◆ What to produce
Exactly and only the lines from the one containing "Output the Python" through the one containing "temp_c = [30, 151, 151, 251, 251, 33]" belong in your copy. Pictures do not.

◆ Record set
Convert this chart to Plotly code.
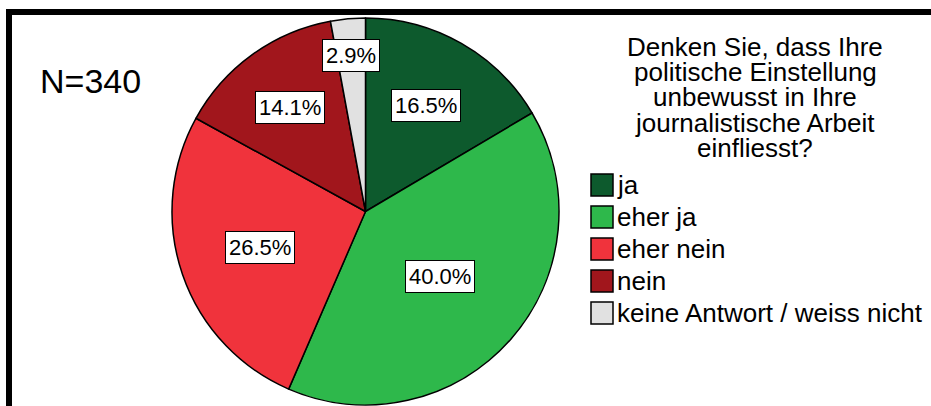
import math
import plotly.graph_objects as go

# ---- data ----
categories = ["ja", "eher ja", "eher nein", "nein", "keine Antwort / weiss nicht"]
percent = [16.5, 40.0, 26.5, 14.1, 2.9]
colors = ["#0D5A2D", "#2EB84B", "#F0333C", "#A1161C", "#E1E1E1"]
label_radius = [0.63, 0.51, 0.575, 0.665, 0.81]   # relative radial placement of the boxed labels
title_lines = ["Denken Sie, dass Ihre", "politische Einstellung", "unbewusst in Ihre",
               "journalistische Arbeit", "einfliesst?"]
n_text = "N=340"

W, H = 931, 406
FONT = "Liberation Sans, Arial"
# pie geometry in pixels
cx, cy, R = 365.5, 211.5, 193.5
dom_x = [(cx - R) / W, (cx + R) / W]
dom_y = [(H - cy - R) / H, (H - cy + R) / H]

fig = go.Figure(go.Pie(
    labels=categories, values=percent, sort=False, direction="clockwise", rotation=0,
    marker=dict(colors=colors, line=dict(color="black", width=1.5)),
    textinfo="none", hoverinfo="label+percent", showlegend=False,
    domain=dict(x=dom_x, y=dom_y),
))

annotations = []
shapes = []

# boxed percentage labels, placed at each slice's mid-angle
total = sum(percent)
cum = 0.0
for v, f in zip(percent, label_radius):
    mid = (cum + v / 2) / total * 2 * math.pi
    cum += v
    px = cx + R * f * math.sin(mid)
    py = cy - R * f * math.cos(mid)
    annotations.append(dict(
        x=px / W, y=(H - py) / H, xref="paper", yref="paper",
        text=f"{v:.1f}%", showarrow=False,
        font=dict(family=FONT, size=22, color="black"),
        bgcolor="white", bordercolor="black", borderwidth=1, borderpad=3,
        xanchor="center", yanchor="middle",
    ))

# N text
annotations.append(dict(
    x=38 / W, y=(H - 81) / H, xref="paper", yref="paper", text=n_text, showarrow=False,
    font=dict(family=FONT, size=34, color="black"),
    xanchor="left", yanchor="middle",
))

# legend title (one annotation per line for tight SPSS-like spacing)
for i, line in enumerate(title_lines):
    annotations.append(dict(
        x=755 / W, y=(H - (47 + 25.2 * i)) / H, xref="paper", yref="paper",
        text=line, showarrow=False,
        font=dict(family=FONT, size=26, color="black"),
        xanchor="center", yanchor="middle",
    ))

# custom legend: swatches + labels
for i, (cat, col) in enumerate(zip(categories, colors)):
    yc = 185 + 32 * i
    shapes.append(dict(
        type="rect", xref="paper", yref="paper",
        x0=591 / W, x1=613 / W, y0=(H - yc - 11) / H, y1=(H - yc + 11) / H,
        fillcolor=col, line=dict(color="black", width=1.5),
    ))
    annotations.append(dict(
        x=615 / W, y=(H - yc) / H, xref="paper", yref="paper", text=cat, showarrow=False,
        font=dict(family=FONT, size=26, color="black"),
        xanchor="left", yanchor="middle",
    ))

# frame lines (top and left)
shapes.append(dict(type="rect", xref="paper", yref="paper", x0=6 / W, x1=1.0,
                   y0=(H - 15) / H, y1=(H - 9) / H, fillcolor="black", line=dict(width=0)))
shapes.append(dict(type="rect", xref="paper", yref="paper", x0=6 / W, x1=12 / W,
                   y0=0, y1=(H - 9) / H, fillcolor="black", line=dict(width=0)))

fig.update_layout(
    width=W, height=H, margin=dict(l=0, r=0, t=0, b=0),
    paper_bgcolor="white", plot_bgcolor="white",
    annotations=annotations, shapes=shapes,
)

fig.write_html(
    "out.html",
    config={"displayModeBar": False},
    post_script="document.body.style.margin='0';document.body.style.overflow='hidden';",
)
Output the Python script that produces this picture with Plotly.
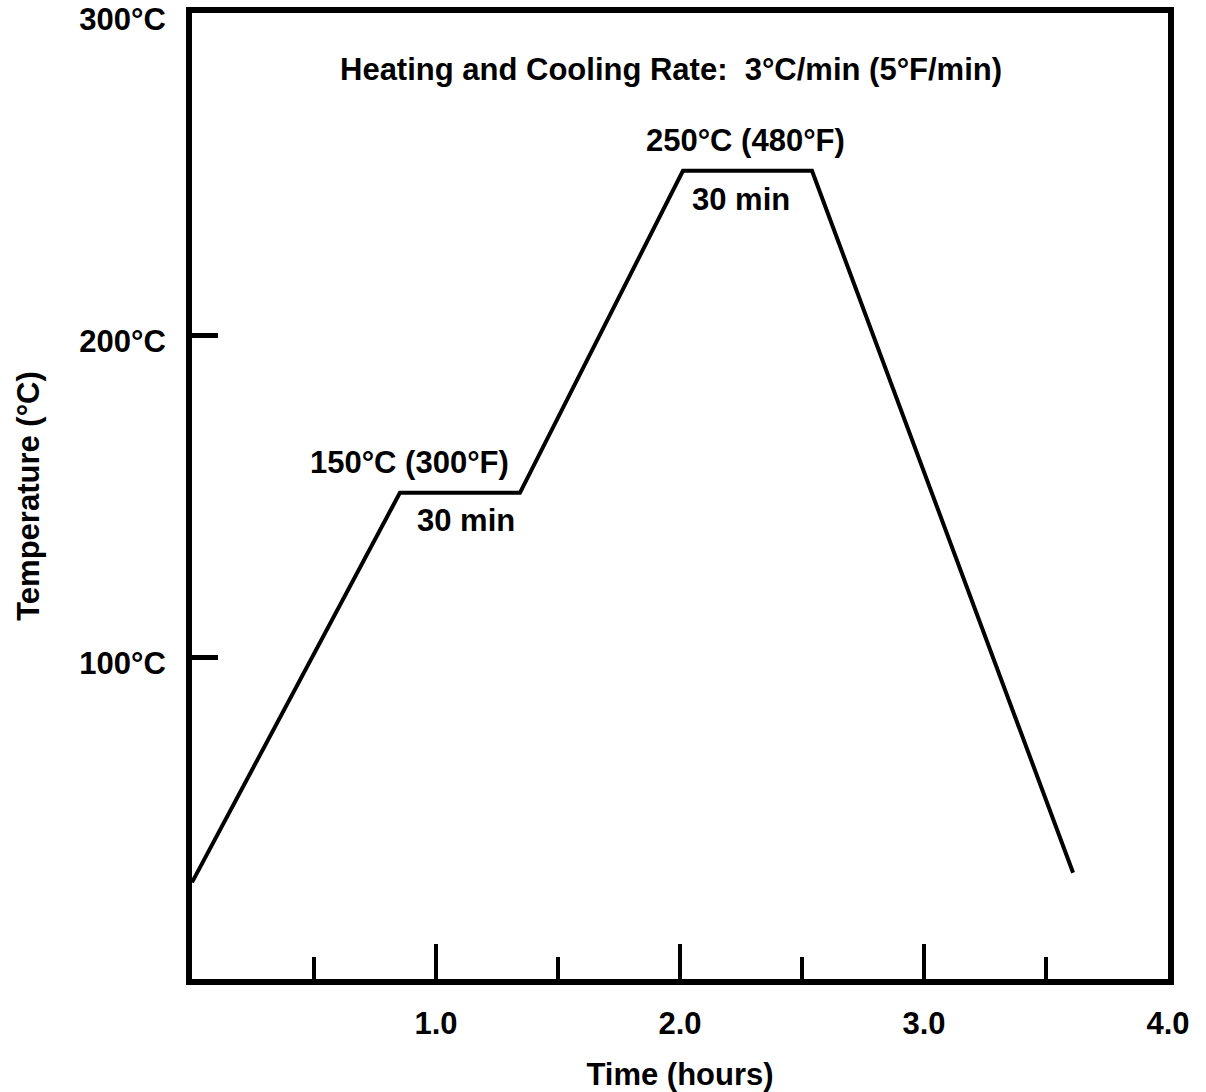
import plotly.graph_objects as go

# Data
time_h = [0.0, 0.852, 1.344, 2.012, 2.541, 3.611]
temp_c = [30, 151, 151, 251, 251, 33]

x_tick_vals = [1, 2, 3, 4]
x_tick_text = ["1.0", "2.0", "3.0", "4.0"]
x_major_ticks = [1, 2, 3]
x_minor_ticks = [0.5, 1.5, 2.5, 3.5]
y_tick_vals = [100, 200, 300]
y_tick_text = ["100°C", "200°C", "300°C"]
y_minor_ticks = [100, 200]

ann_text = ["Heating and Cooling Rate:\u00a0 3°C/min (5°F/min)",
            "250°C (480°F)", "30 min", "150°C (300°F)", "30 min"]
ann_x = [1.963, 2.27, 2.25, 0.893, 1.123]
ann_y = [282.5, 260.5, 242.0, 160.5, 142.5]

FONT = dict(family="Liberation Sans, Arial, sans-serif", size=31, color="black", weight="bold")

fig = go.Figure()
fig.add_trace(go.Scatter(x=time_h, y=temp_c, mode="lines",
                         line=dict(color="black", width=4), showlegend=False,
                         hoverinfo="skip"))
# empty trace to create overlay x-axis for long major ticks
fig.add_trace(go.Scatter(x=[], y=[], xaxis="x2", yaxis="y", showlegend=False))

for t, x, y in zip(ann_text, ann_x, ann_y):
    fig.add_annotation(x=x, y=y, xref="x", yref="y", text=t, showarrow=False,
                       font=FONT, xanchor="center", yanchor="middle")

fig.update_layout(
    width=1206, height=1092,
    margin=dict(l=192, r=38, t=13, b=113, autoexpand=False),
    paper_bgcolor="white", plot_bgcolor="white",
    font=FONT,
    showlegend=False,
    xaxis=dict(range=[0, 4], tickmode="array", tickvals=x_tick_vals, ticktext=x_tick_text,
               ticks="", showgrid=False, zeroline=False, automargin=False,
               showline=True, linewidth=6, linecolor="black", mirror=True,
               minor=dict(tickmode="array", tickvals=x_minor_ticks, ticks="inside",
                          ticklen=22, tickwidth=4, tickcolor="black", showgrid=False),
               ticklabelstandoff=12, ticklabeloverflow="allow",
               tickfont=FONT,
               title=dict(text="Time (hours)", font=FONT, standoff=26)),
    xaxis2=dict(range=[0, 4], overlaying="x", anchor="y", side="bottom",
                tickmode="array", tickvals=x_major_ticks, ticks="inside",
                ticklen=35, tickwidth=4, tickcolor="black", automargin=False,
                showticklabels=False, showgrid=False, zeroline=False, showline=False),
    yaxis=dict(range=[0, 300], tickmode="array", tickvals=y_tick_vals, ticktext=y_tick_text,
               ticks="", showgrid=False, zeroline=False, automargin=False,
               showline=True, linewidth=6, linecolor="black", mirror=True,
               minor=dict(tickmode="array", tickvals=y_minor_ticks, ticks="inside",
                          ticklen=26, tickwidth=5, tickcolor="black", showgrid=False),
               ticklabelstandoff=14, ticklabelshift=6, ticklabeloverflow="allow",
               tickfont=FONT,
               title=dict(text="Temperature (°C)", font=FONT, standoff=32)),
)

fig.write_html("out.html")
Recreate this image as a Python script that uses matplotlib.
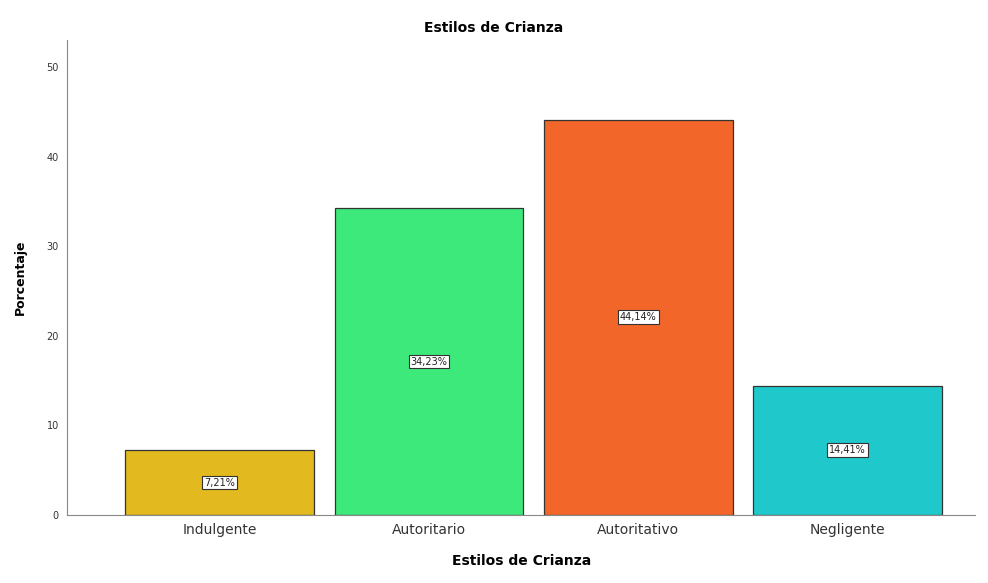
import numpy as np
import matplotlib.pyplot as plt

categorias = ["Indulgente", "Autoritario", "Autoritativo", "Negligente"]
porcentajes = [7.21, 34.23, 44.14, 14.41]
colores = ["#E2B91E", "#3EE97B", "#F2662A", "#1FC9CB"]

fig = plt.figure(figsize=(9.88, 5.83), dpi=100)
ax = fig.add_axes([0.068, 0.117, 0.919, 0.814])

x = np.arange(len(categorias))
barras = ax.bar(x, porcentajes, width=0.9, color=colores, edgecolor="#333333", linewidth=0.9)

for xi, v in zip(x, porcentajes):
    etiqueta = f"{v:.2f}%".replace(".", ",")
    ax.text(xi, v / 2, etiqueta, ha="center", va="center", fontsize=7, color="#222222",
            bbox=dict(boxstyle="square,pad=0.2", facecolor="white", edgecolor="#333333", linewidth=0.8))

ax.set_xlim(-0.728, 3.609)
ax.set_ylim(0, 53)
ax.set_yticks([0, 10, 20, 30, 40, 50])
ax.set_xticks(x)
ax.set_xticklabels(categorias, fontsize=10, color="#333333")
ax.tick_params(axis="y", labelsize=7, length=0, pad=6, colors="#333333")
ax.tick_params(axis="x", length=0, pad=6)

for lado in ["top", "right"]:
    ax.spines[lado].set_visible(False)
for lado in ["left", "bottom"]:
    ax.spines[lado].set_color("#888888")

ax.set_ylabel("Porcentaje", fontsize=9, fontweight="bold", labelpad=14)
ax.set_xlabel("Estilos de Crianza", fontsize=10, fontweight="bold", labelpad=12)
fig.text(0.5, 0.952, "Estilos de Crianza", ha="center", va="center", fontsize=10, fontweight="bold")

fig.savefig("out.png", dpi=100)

◆ Task solution
Output the Python script that produces this picture with Plotly.
import plotly.graph_objects as go

# Data
time_h = [0.0, 0.852, 1.344, 2.012, 2.541, 3.611]
temp_c = [30, 151, 151, 251, 251, 33]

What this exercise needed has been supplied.